The diatonic harmonica was first constructed in 1826 by Joseph Richter, a Bohemian instrument maker. He created an instrument with both blow and draw notes and named it Mund Harmonika, or mouth organ. At this time, the harmonica was not really considered a musical instrument, but more as piece of jewelry. Just as women might wear a diamond necklace around their neck, men often wore harmonicas as a type of hand bracelet.
Finally, in 1827 the German watchmaker Matthias Hohner was inspired by this musical jewel and decided to improve it. He made further refinements and founded the Hohner Company in 1857. The instruments began to be exported to the United States and became very popular as folk instruments.
Today, the harmonica has spread everywhere and has become the top selling instrument in the world.
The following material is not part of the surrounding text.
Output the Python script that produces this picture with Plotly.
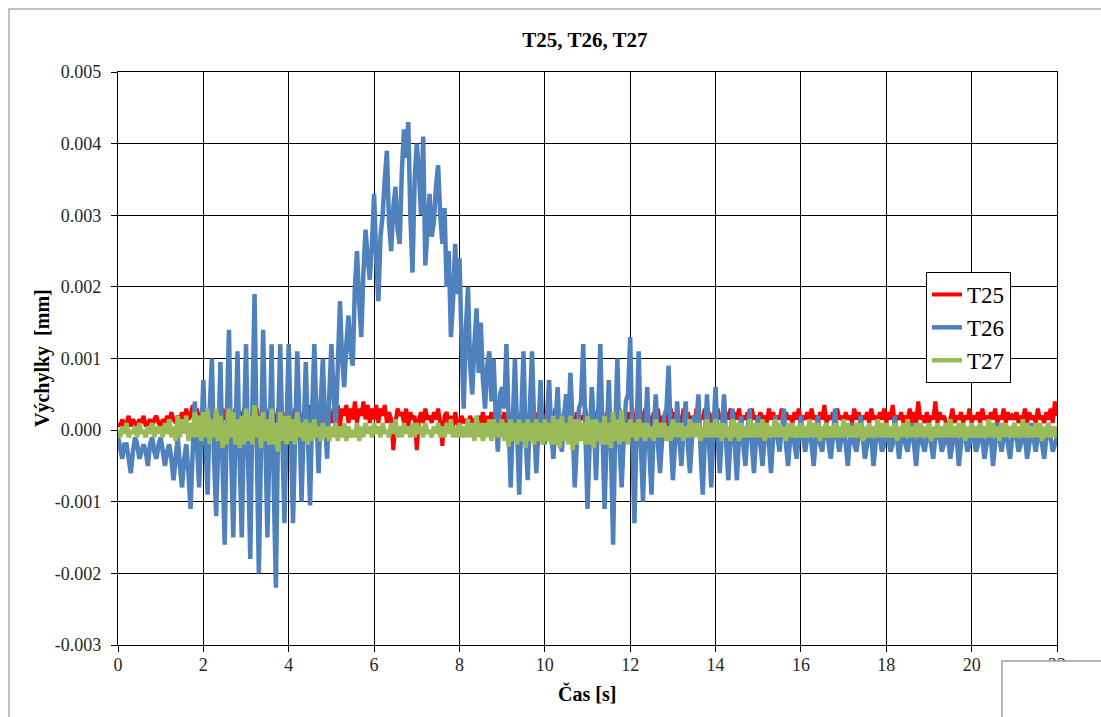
import numpy as np
import plotly.graph_objects as go

# Sample times [s], one reading every 0.05 s
time_s = np.round(np.arange(0, 22.0001, 0.05), 2)

# Displacements in units of 1e-4 mm, twenty readings per row (one second)
t25 = [
    1, 0.5, 1.5, 0.5, 1, 2, 0.5, 1.5, 1, 0.5, 1.5, 1, 2, 0.5, 1, 1.5, 0.5, 1.5, 2, 1,
    0.5, 1.5, 1, 2, 1, 2.5, 1.5, 1, 2, 1.5, 2.5, 1, 3, 1.5, 2, 3.5, 1.5, 3, 1, 2.5,
    0.5, 2.5, 1, 3, 1.5, 2, -1, 2.5, 1, 3, 1.5, 2, 0.5, 2.5, 1, 3, 1.5, 2.5, 1, 3,
    1, 2, 0.5, 2.5, 1, 3, 1.5, 2, 0.5, 2.5, 1, 3, 1.5, 2, 1, 3, 0.5, 2.5, 1, 2,
    0.5, 2.5, 1, 3, 1.5, 2, 1, 2.5, 0.5, 3.5, 1.5, 2.5, 1, 3, 0.5, 2.5, 1, 3, 1.5, 2.5,
    1, 3, 1.5, 3.5, 0.5, 3, 2, 3.5, 1, 3, 1.5, 4, 1, 3, 2, 4, 1.5, 3.5, 1, 3,
    1.5, 3.5, 1, 3, 2, 3.5, 1, 2.5, 1.5, -2.8, 1, 3, 2, 2.5, 1, 3, 0.5, 2.5, 1.5, 2,
    -2.8, 1.5, 2.5, 1, 3, 1.5, 2, 1, 2.5, 1.5, 3, 1, -2.2, 2, 2.5, 1, 2, 0.5, 2.5, 1,
    0.5, 2, 1, 1.5, 0.5, 2, 1, 1.5, 0.5, 2, 1, 2.5, 0.5, 2, 1, 2.5, 0.5, 3, 1, 2,
    1, 2.5, 0.5, 2, 1, 2.5, 0.5, 2, 1, 2.5, 0, 2, 1, 2.5, 0.5, 2, 1, 2.5, 0.5, 2,
    1, 2.5, 0.5, 2, 1, 3, 0.5, 2, 1, 2.5, 0.5, 3, 1, 2, 0.5, 2.5, 1, 2, 1.5, 3,
    0.5, 2, 1, 2.5, 0.5, 3, 1, 2, -1, 2.5, 1, 2, 0.5, 2.5, 1, 3, 0.5, 2, 1, 2.5,
    1, 3, 0.5, 2, 1, 2.5, 0.5, 3, 1, 2, 0.5, 2.5, 1, 3, 0.5, 2, 1, 2.5, 0.5, 3,
    1, 2.5, 0.5, 2, 1, 3, 0.5, 2.5, 1, 2, 0.5, 3, 1, 2, 1.5, 3, 0.5, 2.5, 1, 2,
    1, 3, 1.5, 2, 1, 2.5, 1.5, 3, 1, 2.5, 1.5, 3, 1, 2, 1.5, 2.5, 1, 3, 1.5, 2,
    1, 2.5, 1.5, 2, 1, 3, 1.5, 2.5, 1, 2, 1.5, 3, 1, 2.5, 1.5, 2, 1, 2.5, 1.5, 3,
    1, 2, 1.5, 2.5, 1, 3, 1.5, 2, 1, 2.5, 1.5, 3.5, 1, 2, 1.5, 2.5, 1, 3, 1.5, 2,
    1, 2.5, 1.5, 2, 1, 3, 1.5, 2.5, 1, 2, 1.5, 2.5, 1, 3, 1.5, 2, 1, 2.5, 1.5, 3,
    1, 2.5, 1.5, 3.5, 1, 2, 1.5, 2.5, 1, 2, 1.5, 3, 1, 2.5, 1, 4, 1.5, 2, 1, 2.5,
    1, 2, 1.5, 4, 1, 2.5, 1.5, 2, 1, -2, 1.5, 3, 1, 2, 1.5, 2.5, 1, 2, 1.5, 3,
    1, 2, 1.5, 2.5, 1, 3, 1.5, 2, 1, 2.5, 1.5, 3, 1, 2, 1.5, 3, 1, 2.5, 1.5, 2,
    1.5, 2.5, 1, 2, 1.5, 3, 1, 2.5, 1.5, 2, 1, 3, 1.5, 2, 1, 2.5, 1.5, 3, 1, 4,
    2,
]

t26 = [
    -1, -3, -4, -2, -2, -4, -6, -3, -1, -2, -4, -3, -2, -3, -5, -2, -1, -3, -4, -2,
    -1, -3, -5, -3, -2, -4, -7, -4, -1, -5, -8, -4, -2, -6, -11, -3, 4, -2, -8, -1,
    7, -2, -9, 3, 10, -4, -12, -2, 9.5, -5, -16, 2, 14, -3, -15, -1, 11, -4, -15, 0,
    12, -5, -18, 4, 19, -2, -20, -3, 14, 0, -15, -2, 12, -8, -22, 0, 12, -1, -13, 1,
    12, 0, -13, -1, 11, 2, -10, 0, 9.5, -1, -10.5, 3, 12, 2, -6, 4, 10, 1, -4, 5,
    12, 5, 0, 9, 18, 10, 6, 12, 16, 11, 9, 20, 25, 18, 13, 22, 28, 24, 21, 26,
    33, 24, 18, 27, 30, 35, 39, 29, 25, 31, 34, 28, 26, 36, 42, 38, 43, 30, 22, 35,
    40, 36, 30, 41, 23, 28, 33, 27, 29, 34, 37, 30, 26, 31, 20, 25, 13, 18, 26, 19,
    24, 12, 3, 14, 20, 9, 5, 12, 17, 8, 15, 7, 3, 9, 11, 4, 10, 2, -3, 5,
    6, 3, 12, 2, -8, 1, 10, 0, -9, 2, 11, -1, -7, 3, 11, 1, -6, 0, 7, -1,
    -2, 2, 7, 0, -4, 1, 6, -1, -3, 2, 5, 0, 8, 1, -8, -2, 3, 4, 12, 0,
    -11, -2, 6, 1, -7, 2, 12, 0, -11, -1, 7, -3, -16, 0, 10, -2, -8, -1, 4, 5,
    13, -1, -13, 0, 11, -2, -10, -1, 6, -3, -9, 0, 5, -2, -6, -1, 2, 3, 9, -1,
    -7, -2, 4, -1, -5, 0, 4, -2, -6, -1, 2, 1, 5, -3, -9, -1, 5, -2, -8, 0,
    6, -1, -6, 0, 5, -2, -7, -1, 3, -2, -7, -1, 2, -2, -5, 0, 3, -2, -6, -1,
    2, -2, -5, -1, 1, -2, -6, -1, 2, -1, -3, 0, 3, -2, -5, -1, 1, -2, -4, -1,
    2, -1, -3, -1, 1, -2, -5, -1, 2, -2, -3, 0, 1, -2, -4, -1, 3, -1, -3, -1,
    0, -2, -5, -1, 1, -2, -3, -1, 2, -1, -4, -2, 0, -1, -5, -2, 1, -1, -3, -2,
    1, -1, -3, -2, 2, -1, -4, -1, 0, -2, -3, -1, 1, -2, -5, -1, 0, -2, -3, -1,
    1, -2, -4, -1, 0, -1, -3, -2, 1, -1, -4, -2, 0, -1, -5, -2, 1, -1, -3, -2,
    0, -1, -3, -2, 1, -1, -4, -2, 0, -1, -5, -2, 1, -1, -3, -1, 0, -2, -4, -1,
    1, -1, -3, -2, 0, -1, -4, -2, 1, -1, -3, -1, 0, -2, -4, -1, 1, -1, -3, -2,
    -1,
]

t27 = [
    0, -1, 0.5, -0.5, 1, -1, 0, -0.5, 0.5, -1, 1, -0.5, 0, -1, 0.5, -0.5, 1, -1, 0.5, -0.5,
    0.5, -1, 1, -0.5, 1.5, -1, 0.5, -1.5, 2, -1, 1.5, -0.5, 2, -1.5, 1, -1, 2.5, -1, 2, -1.5,
    2.5, -1, 3, -2, 1.5, -1, 3, -1.5, 2, -2.5, 1, -2, 3, -1, 2.5, -2, 1.5, -2.5, 2, -2,
    3, -1.5, 2, -2, 3.5, -1, 2, -2.5, 2.5, -1.5, 1.5, -2, 3, -2, 1, -3, 2.5, -1.5, 2, -2,
    2, -1.5, 1.5, -2, 2.5, -1, 1, -1.5, 1.5, -2, 1, -1.5, 1.5, -1, 0.5, -1.5, 1, -1, 0.5, -1.5,
    0.5, -1, 1, -1.5, 0.5, -1, 1, -1.5, 0.5, -1, 0, -1, 1, -1.5, 0.5, -1, 1, -0.5, 0.5, -1,
    1, -0.5, 0.5, -1, 1, -0.5, 0, -1, 1, -0.5, 1.5, -1, 0.5, -1, 1, -0.5, 0.5, -1, 1, -1,
    1, -0.5, 0.5, -1, 1, -0.5, 0, -1, 0.5, -0.5, 1, -1, 0.5, -1, 1, -0.5, 1.5, -1, 0.5, -1,
    1, -1, 0.5, -1, 1.5, -1, 1, -1.5, 2, -1, 1, -1.5, 1, -1, 1.5, -1.5, 1.5, -1, 1, -1,
    1.5, -1.5, 1, -2.3, 1.5, -1.5, 1, -2, 1.5, -1.5, 1, -2.5, 1.5, -1.5, 1, -2, 1.5, -1.5, 1, -2,
    1.5, -1.5, 1, -2, 2, -2, 1.5, -2.5, 2, -1.5, 1, -2, 2, -2.8, 1.5, -2, 1.5, -1.5, 1, -2,
    2, -2, 1.5, -2.5, 1.5, -1.5, 1, -2, 2, -2, 1, -2.5, 2.5, -1.5, 1.5, -2, 2.8, -1.5, 1, -2,
    1.5, -1, 1, -1.5, 1.5, -1, 1, -1.5, 1, -1, 0.5, -1.5, 1.5, -1, 1, -1, 1, -1.5, 0.5, -1.5,
    1.5, -1, 1, -1, 1, -1.5, 0.5, -1, 1.5, -1, 1, -1, 1, -1.5, 0.5, -1, 1.5, -1, 1, -1,
    1.5, -1, 1, -1.5, 1, -1, 0.5, -1.5, 1.5, -1, 1, -1.5, 1, -1, 0.5, -1, 1.5, -1, 1, -1,
    1, -1, 1.5, -1.5, 1, -1, 0.5, -1, 1.5, -1, 1, -1, 0.5, -1.5, 1, -1, 1, -1, 0.5, -1,
    1, -1, 0.5, -1, 1.5, -1, 1, -1, 1, -1.5, 0.5, -1, 1, -1, 0.5, -1, 1, -1, 0.5, -1,
    1.5, -1, 1, -1, 0.5, -1, 1, -1, 1, -1.5, 0.5, -1, 1, -1, 0.5, -1, 1.5, -1, 1, -1,
    1, -1, 0.5, -1, 1, -1.5, 0.5, -1, 1, -1, 1.5, -1, 0.5, -1, 1, -1, 1, -1, 0.5, -1,
    1, -1.5, 0.5, -1, 1, -1, 0.5, -1, 1, -1, 1.5, -1, 0.5, -1, 1, -1, 1, -1.5, 0.5, -1,
    1, -1, 0.5, -1, 1, -1, 0.5, -1, 1.5, -1, 1, -1, 0.5, -1.5, 1, -1, 1, -1, 0.5, -1,
    1, -1, 0.5, -1, 1.5, -1, 1, -1, 0.5, -1, 1, -1, 1, -1.5, 0.5, -1, 1, -1, 0.5, -1,
    0.5,
]

UNIT = 1e-4  # mm per stored unit

series_names = ["T25", "T26", "T27"]
series_values = [t25, t26, t27]
series_colors = ["#FF0000", "#4F81BD", "#9BBB59"]
series_widths = [4, 4.5, 4.5]

x_ticks = list(range(0, 23, 2))
y_ticks = [-0.003, -0.002, -0.001, 0.0, 0.001, 0.002, 0.003, 0.004, 0.005]
y_tick_labels = ["-0.003", "-0.002", "-0.001", "0.000", "0.001",
                 "0.002", "0.003", "0.004", "0.005"]

SERIF = "Liberation Serif, Times New Roman, serif"

fig = go.Figure()
for name, vals, col, lw in zip(series_names, series_values, series_colors,
                               series_widths):
    fig.add_trace(go.Scatter(
        x=time_s, y=np.array(vals) * UNIT, mode="lines", name=name,
        legendgroup=name,
        line=dict(color=col, width=lw),
    ))

W, H = 1101, 717
L, R, T, B = 118, 44, 72, 72
pw, ph = W - L - R, H - T - B

def px(xp):
    return (xp - L) / pw

def py(yp):
    return (H - B - yp) / ph

axis_common = dict(
    showgrid=True, gridcolor="#000000", gridwidth=1,
    showline=True, linecolor="#000000", linewidth=1.3, mirror=True,
    ticks="outside", ticklen=6, tickcolor="#000000", tickwidth=1.3,
    zeroline=False,
    tickfont=dict(family=SERIF, size=18, color="#262626"),
)

fig.update_layout(
    width=W, height=H,
    margin=dict(l=L, r=R, t=T, b=B),
    paper_bgcolor="white", plot_bgcolor="white",
    title=dict(text="<b>T25, T26, T27</b>", x=px(585), xref="paper",
               xanchor="center", y=1 - 40 / H, yanchor="middle",
               font=dict(family=SERIF, size=21, color="#000000")),
    xaxis=dict(range=[0, 22], tickvals=x_ticks, ticklabelstandoff=-3,
               **axis_common),
    yaxis=dict(range=[-0.003, 0.005], tickvals=y_ticks, ticktext=y_tick_labels,
               ticklabelstandoff=6, **axis_common),
    legend=dict(x=px(926), y=py(272), xanchor="left", yanchor="top",
                bgcolor="white", bordercolor="#000000", borderwidth=1,
                font=dict(family=SERIF, size=23, color="#000000"),
                tracegroupgap=5, traceorder="normal"),
    showlegend=True,
)

# Axis titles
fig.add_annotation(text="<b>Výchylky\u00a0 [mm]</b>", textangle=-90,
                   x=px(42), y=py(358), xref="paper", yref="paper",
                   xanchor="center", yanchor="middle", showarrow=False,
                   font=dict(family=SERIF, size=20, color="#000000"))
fig.add_annotation(text="<b>Čas [s]</b>", x=px(587), y=py(693),
                   xref="paper", yref="paper", xanchor="center",
                   yanchor="middle", showarrow=False,
                   font=dict(family=SERIF, size=20, color="#000000"))

# Outer chart frame
fig.add_shape(type="rect", xref="paper", yref="paper",
              x0=px(9), x1=px(1120), y0=py(740), y1=py(9),
              line=dict(color="#b0b0b0", width=1.5), fillcolor="rgba(0,0,0,0)",
              layer="below")

# Neighbouring chart frame in the lower right corner
fig.add_shape(type="rect", xref="paper", yref="paper",
              x0=px(1002), x1=px(1130), y0=py(760), y1=py(661),
              line=dict(color="#a0a0a0", width=1.5), fillcolor="white",
              layer="above")
fig.add_annotation(text="0.005", x=px(1073), y=py(712), xref="paper",
                   yref="paper", xanchor="center", yanchor="top",
                   showarrow=False,
                   font=dict(family=SERIF, size=17, color="#262626"))

fig.write_html("out.html")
It is particularly valued for its’ portability and ease of playing. Harmonicas are available in many different keys and tunings which greatly expands their musical repertoire.
Thanks to continued modernization and the innovations of modern players, the harmonica has gone beyond its’ roots as primarily a folk instrument, (folk, blues, jazz) into an instrument that can be used to express virtually every style of music.
The younger generation is also beginning to rediscover the harmonica and is adapting it to current musical styles, reinvigorating this ancient instrument and bringing new delight to harmonica players everywhere.”
“Handpan is a musical instrument that captivates the listener with a strong hypnotic draw and has a unique vibe to its tone. This instrument remains elusive in its acquisition. It drew its origins from the steel drum family emulating the traditional steel pans of the Caribbean Islands.
Initially, the handpan was recognized as the “Hang” – a word that means “hand” in Bernese German dialect due to the fact that the instrument was played by hand. In other terms, it can be referred as a term used for a group of unique musical instruments that has resulted from a growing worldwide interest in the Hang.
The heritage of this instrument originates in Bern, Switzerland where Felix Rohner and Sabina Schårer constructed this multifaceted instrument called Hang. Felix Rohner was the first prominent player of a musical instrument called the Trinidad Steel drum which received its first recognition in Europe in the early 70s. With a clear understanding of steel drum, he and his business partner Sabrina Scharer established PANArt, a company well known for creating dented musical instruments in the year 1990. It was not until the year 2001, when Felix and Sabrina officially introduced Hang in Musikmesse Frankfurt in Germany.
This presentation led to the popularization of the Hang as a musical instrument for its mysterious and beautiful tone as well as its unique scales. However, the creators did not mass produce it and as a result it was only available in a limited number each year. The reason for this is the creators thought of the instrument as an artistic and imaginative creation and not something that can be easily sold around the world. It was for this reason that different versions began to erupt from Europe and United States by other instrument makers around 2007. These models were referred to as the “handpan” and not “Hang” as initially recognised. There are now over 100 makers of handpan in the world with varying degrees of objective ad subjective quality.
In order to maintain the originality of this unique instrument, Felix and Sabrina made a policy where potential customers who wanted to purchase the instrument had to present a hand-written letter explaining why they needed it. In the year 2013, PanArt stopped producing Hang in order to preserve the value, mystique and elusiveness of this distinctive musical instrument.
What makes the handpan and the hang different? Hang inventors trademarked the name Hang and took legal rights over it under PANArt. After some time, the instrument became popular among certain musicians, and other people started making these instruments as well. Due to the legal rights, other makers had to name their instruments differently. That’s when they came up with a word “handpan” The name “Hang” is only limited to instruments created by PANArt whereas the name “handpan” refers to any other type of hang drum type or steel pan created by instrument makers other than the PanArt.
Although “hangdrum” is term commonly used by most people verbally to refer to this instrument, the original makers maintain that the title of the musical instrument should be Hang.
There are a lot more commonly used names other than handpan: Pantam, hand drum, hang drum (which is an incorrect term) and many more.
This instrument is often described with a mystical woody sound with hearable overtones. Hang is considered to be one of the most advanced and unique acoustic musical instruments invented in the 21st century, as well as one of the greatest gifts to the musical (especially percussion) community.
The most exciting part about the instrument is that anybody can play it. Thanks to that, more and more people choose handpans as a way to relax and calm themselves. It’s also gaining popularity among yoga teachers and sound healers.
And, since it’s a new instrument, there are no strict rules or routines of how you should play; You are free to choose any way and style of playing. That’s a philosophy we’re trying to share, too: you don’t have to be a musician, you don’t have to stick to certain rules, just be yourself and do you.”